MEDFORD, Ore. — The former Jackson County psychiatrist who vandalized mountain biking trails in the Ashland watershed says he regrets his actions and is moving forward with a new psychiatry practice.
Jackson Tyler Dempsey, 58, was charged in August 2012 with fourth-degree assault and two counts of recklessly endangering another person after he admitted to stringing nylon cord and laying nails and vegetation across trails in the Ashland watershed in summer 2012.
Dempsey told a Forest Service arresting officer that he vandalized the trails because he “did not like mountain bikers,” according to a Forest Service report.

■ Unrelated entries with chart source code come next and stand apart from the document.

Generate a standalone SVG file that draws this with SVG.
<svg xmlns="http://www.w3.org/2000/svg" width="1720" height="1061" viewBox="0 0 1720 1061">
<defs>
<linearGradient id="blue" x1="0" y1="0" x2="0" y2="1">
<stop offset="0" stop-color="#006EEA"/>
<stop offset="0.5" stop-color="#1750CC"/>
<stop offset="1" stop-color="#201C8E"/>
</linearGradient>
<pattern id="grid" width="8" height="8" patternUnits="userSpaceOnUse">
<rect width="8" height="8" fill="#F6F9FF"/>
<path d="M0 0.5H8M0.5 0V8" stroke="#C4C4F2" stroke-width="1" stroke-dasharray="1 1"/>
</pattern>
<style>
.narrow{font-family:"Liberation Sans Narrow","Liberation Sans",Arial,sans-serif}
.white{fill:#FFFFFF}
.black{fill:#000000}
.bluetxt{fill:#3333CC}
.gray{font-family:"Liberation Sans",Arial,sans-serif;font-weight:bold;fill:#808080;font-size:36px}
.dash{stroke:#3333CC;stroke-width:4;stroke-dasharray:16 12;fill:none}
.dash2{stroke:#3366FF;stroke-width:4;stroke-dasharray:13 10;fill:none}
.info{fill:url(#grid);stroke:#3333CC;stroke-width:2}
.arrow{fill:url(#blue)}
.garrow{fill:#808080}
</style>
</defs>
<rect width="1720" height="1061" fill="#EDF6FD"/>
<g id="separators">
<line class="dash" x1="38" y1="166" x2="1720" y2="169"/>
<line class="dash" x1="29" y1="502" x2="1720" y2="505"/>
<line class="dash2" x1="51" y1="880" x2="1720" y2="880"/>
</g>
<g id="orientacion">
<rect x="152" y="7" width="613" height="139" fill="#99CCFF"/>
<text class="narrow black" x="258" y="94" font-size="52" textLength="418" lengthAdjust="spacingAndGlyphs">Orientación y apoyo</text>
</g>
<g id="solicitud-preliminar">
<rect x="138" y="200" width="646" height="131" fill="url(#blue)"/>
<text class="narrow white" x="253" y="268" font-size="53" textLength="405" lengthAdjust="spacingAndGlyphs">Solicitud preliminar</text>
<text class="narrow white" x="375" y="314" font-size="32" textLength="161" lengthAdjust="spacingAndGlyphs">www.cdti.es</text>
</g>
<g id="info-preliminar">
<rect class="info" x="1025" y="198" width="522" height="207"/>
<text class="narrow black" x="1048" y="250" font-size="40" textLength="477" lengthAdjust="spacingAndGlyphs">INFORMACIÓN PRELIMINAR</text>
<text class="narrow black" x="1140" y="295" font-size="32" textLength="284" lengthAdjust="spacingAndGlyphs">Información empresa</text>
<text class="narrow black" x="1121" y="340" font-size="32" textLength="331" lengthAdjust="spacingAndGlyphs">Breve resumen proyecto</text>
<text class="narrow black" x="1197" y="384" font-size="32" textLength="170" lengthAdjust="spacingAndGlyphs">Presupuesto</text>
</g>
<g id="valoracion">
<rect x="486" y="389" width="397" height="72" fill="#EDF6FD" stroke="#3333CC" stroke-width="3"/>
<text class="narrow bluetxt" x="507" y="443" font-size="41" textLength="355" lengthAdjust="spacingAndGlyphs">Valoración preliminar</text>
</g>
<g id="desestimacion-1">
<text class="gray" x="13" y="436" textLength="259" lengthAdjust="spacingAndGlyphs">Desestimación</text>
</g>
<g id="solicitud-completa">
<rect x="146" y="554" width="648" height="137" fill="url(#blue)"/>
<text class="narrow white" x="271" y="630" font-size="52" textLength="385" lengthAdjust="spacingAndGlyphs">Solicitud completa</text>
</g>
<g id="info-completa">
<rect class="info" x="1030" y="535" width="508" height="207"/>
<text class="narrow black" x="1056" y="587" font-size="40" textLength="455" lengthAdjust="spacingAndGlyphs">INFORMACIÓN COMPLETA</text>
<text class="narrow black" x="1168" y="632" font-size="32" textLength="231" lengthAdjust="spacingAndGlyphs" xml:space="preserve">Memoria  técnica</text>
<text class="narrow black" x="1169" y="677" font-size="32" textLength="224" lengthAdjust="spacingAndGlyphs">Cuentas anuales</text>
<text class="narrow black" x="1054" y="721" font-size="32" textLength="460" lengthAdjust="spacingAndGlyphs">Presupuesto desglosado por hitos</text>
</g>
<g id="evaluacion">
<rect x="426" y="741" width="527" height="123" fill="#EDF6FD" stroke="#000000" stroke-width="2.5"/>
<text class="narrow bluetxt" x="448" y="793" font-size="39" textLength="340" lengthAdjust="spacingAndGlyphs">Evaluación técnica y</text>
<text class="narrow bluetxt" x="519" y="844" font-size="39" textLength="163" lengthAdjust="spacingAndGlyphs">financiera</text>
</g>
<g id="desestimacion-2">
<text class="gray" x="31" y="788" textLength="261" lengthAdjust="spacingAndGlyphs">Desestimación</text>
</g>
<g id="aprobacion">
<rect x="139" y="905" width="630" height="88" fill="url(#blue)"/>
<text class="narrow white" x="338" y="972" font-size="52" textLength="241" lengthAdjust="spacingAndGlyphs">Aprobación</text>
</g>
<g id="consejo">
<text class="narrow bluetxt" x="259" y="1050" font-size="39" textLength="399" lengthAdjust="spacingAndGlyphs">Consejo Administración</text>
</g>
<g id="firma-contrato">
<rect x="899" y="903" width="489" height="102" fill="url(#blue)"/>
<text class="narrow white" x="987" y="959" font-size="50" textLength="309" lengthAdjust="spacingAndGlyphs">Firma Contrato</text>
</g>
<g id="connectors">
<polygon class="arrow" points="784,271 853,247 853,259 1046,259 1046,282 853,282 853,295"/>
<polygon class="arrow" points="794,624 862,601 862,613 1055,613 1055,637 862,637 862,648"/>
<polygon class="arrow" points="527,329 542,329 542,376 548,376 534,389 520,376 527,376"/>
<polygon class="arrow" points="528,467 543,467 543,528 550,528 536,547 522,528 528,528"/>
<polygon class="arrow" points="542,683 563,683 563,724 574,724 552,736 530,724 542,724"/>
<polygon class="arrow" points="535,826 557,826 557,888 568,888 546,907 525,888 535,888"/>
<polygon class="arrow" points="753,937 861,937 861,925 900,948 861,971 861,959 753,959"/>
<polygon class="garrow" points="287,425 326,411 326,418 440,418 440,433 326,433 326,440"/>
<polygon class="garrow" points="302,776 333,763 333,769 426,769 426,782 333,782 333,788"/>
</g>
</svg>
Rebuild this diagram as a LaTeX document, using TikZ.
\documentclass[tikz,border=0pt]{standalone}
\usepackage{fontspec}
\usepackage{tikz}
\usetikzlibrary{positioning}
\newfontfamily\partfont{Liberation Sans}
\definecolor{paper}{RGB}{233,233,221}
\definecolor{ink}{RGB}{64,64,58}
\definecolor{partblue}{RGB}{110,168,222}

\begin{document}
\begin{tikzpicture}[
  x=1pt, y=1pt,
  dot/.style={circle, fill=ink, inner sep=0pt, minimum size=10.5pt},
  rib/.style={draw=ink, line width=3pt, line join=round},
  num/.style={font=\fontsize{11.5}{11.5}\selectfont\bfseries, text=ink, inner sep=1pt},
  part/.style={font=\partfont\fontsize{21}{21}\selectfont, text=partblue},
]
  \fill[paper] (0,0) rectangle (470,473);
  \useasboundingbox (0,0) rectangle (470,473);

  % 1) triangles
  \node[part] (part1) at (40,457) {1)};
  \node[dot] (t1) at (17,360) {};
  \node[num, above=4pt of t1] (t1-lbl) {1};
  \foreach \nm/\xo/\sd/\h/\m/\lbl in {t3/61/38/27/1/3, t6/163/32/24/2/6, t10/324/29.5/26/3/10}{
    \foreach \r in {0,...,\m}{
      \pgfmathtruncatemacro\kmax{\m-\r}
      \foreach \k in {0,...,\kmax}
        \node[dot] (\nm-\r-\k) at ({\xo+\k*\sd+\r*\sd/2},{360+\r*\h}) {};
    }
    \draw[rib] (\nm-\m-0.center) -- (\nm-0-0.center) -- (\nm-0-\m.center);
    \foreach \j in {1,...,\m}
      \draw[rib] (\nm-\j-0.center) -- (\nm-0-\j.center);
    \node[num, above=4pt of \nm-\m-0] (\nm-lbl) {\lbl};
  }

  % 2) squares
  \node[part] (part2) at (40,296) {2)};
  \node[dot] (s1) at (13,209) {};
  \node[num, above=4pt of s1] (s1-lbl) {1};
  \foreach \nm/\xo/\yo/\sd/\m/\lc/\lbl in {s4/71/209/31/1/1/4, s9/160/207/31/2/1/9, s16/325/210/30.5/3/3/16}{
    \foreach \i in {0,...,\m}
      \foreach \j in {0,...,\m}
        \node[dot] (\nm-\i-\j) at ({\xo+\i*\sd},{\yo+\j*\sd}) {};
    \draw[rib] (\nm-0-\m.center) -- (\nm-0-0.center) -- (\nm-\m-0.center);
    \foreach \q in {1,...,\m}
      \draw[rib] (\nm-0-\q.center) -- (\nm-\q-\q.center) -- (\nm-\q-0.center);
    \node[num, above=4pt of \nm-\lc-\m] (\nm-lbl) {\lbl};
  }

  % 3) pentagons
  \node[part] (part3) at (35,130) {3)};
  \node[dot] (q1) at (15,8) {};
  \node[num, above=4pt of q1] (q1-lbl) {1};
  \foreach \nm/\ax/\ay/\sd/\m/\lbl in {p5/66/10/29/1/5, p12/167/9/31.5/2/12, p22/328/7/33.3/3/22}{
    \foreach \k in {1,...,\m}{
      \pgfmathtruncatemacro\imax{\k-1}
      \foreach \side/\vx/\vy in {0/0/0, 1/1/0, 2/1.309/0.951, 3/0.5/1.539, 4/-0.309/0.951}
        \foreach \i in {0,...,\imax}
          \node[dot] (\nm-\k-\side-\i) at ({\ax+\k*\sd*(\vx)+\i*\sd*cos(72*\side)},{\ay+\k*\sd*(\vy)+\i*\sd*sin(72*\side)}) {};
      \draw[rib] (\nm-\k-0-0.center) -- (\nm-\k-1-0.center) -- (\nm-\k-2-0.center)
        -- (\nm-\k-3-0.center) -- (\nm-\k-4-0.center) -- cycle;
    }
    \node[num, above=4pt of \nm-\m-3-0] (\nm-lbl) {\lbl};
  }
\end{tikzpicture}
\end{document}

Dempsey pleaded no contest to his charges in May 2013 and was sentenced to 30 days in jail, which he served as house arrest. He was ordered to pay $2,400 in restitution and serve two years of probation, which includes staying off the trails in the Ashland watershed.
Dempsey declined to comment today on what his intentions were while he was in the watershed, but said he regretted his actions.
“I’m very regretful of what I put people through. It was quite difficult and very stressful for me and my family,” said Dempsey. “I think I’ll leave it at that — that it was never my intention to harm anyone.”
Dempsey’s wife, Christina Bagi, said he has paid a high price for his actions. “He’s a good person that made a mistake. He tried to own up to that mistake as soon as he could. He took responsibility and he’s paid a really high price,” she said.
Bagi said Dempsey’s intentions were to have mountain bikers slow down when sharing trails with hikers.
“He wanted (mountain bikers) to have to deal with an impediment, but he never wanted to hurt anybody. He was really, truly heartsick to realize that anyone could get hurt or did get hurt.”
Part of the restitution Dempsey was ordered to pay went to former Ashland resident Jordan Daniels, who said he struck a nylon cord placed across a trail at neck level during a ride down an unauthorized watershed trail in summer 2012. Daniels was wearing a protective neck brace and didn’t require medical attention, but was given restitution because his bike frame was destroyed when it hit a tree, he said.
The Oregon Medical Board reviewed Dempsey’s case at its meeting in fall 2013, and while it called his actions “dishonorable” and “detrimental to the community,” the board chose not to suspend or revoke Dempsey’s medical license.
A former psychiatrist for Jackson County Mental Health, Dempsey left his employment there in October 2012, though county officials declined to elaborate on the circumstances.
Dempsey said he picked up work in Grants Pass running his own practice, Practical Psychology, a few months ago.
“I think I’ve been appropriately punished and I’m glad to be working again,” Dempsey said.
Bagi said Dempsey genuinely cares for his patients and is thankful to be practicing again.
“He really has so much compassion and care for his patients,” said Bagi. “He’s really grateful that he’s able to continue to work and build a practice.”